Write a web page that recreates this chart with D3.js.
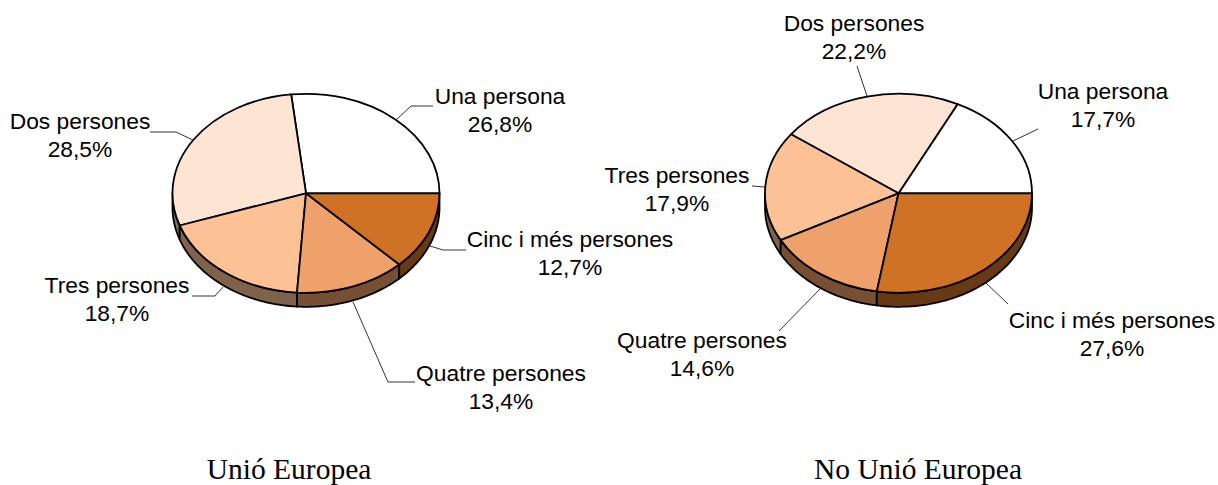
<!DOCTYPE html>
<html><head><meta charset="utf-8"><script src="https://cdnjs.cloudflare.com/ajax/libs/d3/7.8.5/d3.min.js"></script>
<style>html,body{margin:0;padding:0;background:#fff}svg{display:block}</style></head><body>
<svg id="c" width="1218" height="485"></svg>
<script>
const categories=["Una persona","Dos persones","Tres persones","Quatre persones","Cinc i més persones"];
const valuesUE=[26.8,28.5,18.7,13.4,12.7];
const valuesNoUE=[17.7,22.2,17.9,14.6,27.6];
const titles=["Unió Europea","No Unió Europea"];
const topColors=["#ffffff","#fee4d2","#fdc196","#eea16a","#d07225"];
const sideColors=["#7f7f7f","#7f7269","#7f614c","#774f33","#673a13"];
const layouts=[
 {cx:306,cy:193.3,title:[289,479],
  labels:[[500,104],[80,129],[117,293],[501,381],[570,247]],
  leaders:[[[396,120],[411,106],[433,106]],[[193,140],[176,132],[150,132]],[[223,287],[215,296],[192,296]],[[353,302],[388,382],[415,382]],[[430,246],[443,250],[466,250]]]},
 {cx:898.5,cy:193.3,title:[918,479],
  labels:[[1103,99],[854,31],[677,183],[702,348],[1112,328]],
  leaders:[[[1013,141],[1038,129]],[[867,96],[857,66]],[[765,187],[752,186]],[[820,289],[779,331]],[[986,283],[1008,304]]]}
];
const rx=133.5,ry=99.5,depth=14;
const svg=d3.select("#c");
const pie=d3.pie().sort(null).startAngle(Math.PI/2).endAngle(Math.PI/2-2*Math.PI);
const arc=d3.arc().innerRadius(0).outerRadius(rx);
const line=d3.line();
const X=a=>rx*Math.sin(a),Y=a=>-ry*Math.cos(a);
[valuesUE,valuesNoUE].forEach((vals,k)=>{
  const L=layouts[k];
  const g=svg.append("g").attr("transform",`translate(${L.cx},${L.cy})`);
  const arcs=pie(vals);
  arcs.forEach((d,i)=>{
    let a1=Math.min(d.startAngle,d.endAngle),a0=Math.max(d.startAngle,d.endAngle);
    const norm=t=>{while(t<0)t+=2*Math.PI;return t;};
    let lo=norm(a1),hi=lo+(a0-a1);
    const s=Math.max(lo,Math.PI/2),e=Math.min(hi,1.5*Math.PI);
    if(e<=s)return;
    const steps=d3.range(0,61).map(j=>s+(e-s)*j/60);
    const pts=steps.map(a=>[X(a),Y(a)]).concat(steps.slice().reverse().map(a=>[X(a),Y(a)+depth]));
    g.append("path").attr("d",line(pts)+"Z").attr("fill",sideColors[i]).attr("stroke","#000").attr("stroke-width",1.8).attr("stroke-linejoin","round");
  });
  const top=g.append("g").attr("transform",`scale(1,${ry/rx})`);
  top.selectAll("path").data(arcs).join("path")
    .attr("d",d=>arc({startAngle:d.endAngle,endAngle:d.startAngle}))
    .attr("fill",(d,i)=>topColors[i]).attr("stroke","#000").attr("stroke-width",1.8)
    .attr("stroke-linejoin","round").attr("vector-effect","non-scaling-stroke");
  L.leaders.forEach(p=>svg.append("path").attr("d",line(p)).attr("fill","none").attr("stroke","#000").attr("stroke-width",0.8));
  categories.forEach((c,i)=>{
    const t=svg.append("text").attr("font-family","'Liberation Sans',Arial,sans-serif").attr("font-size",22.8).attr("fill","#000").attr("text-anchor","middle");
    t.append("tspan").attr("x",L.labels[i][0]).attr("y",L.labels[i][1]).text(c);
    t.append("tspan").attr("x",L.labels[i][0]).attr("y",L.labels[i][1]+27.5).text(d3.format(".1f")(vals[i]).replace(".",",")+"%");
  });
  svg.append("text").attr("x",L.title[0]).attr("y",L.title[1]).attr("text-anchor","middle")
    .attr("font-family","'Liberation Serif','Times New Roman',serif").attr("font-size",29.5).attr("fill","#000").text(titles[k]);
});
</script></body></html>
::::
*YOUR GOAL*
Repeat the full listing above exactly, with no pictures in the copy.

*WORKED ANSWER*
Write a web page that recreates this chart with D3.js.
<!DOCTYPE html>
<html><head><meta charset="utf-8"><script src="https://cdnjs.cloudflare.com/ajax/libs/d3/7.8.5/d3.min.js"></script>
<style>html,body{margin:0;padding:0;background:#fff}svg{display:block}</style></head><body>
<svg id="c" width="1218" height="485"></svg>
<script>
const categories=["Una persona","Dos persones","Tres persones","Quatre persones","Cinc i més persones"];
const valuesUE=[26.8,28.5,18.7,13.4,12.7];
const valuesNoUE=[17.7,22.2,17.9,14.6,27.6];
const titles=["Unió Europea","No Unió Europea"];
const topColors=["#ffffff","#fee4d2","#fdc196","#eea16a","#d07225"];
const sideColors=["#7f7f7f","#7f7269","#7f614c","#774f33","#673a13"];
const layouts=[
 {cx:306,cy:193.3,title:[289,479],
  labels:[[500,104],[80,129],[117,293],[501,381],[570,247]],
  leaders:[[[396,120],[411,106],[433,106]],[[193,140],[176,132],[150,132]],[[223,287],[215,296],[192,296]],[[353,302],[388,382],[415,382]],[[430,246],[443,250],[466,250]]]},
 {cx:898.5,cy:193.3,title:[918,479],
  labels:[[1103,99],[854,31],[677,183],[702,348],[1112,328]],
  leaders:[[[1013,141],[1038,129]],[[867,96],[857,66]],[[765,187],[752,186]],[[820,289],[779,331]],[[986,283],[1008,304]]]}
];
const rx=133.5,ry=99.5,depth=14;
const svg=d3.select("#c");
const pie=d3.pie().sort(null).startAngle(Math.PI/2).endAngle(Math.PI/2-2*Math.PI);
const arc=d3.arc().innerRadius(0).outerRadius(rx);
const line=d3.line();
const X=a=>rx*Math.sin(a),Y=a=>-ry*Math.cos(a);
[valuesUE,valuesNoUE].forEach((vals,k)=>{
  const L=layouts[k];
  const g=svg.append("g").attr("transform",`translate(${L.cx},${L.cy})`);
  const arcs=pie(vals);
  arcs.forEach((d,i)=>{
    let a1=Math.min(d.startAngle,d.endAngle),a0=Math.max(d.startAngle,d.endAngle);
    const norm=t=>{while(t<0)t+=2*Math.PI;return t;};
    let lo=norm(a1),hi=lo+(a0-a1);
    const s=Math.max(lo,Math.PI/2),e=Math.min(hi,1.5*Math.PI);
    if(e<=s)return;
    const steps=d3.range(0,61).map(j=>s+(e-s)*j/60);
    const pts=steps.map(a=>[X(a),Y(a)]).concat(steps.slice().reverse().map(a=>[X(a),Y(a)+depth]));
    g.append("path").attr("d",line(pts)+"Z").attr("fill",sideColors[i]).attr("stroke","#000").attr("stroke-width",1.8).attr("stroke-linejoin","round");
  });
  const top=g.append("g").attr("transform",`scale(1,${ry/rx})`);
  top.selectAll("path").data(arcs).join("path")
    .attr("d",d=>arc({startAngle:d.endAngle,endAngle:d.startAngle}))
    .attr("fill",(d,i)=>topColors[i]).attr("stroke","#000").attr("stroke-width",1.8)
    .attr("stroke-linejoin","round").attr("vector-effect","non-scaling-stroke");
  L.leaders.forEach(p=>svg.append("path").attr("d",line(p)).attr("fill","none").attr("stroke","#000").attr("stroke-width",0.8));
  categories.forEach((c,i)=>{
    const t=svg.append("text").attr("font-family","'Liberation Sans',Arial,sans-serif").attr("font-size",22.8).attr("fill","#000").attr("text-anchor","middle");
    t.append("tspan").attr("x",L.labels[i][0]).attr("y",L.labels[i][1]).text(c);
    t.append("tspan").attr("x",L.labels[i][0]).attr("y",L.labels[i][1]+27.5).text(d3.format(".1f")(vals[i]).replace(".",",")+"%");
  });
  svg.append("text").attr("x",L.title[0]).attr("y",L.title[1]).attr("text-anchor","middle")
    .attr("font-family","'Liberation Serif','Times New Roman',serif").attr("font-size",29.5).attr("fill","#000").text(titles[k]);
});
</script></body></html>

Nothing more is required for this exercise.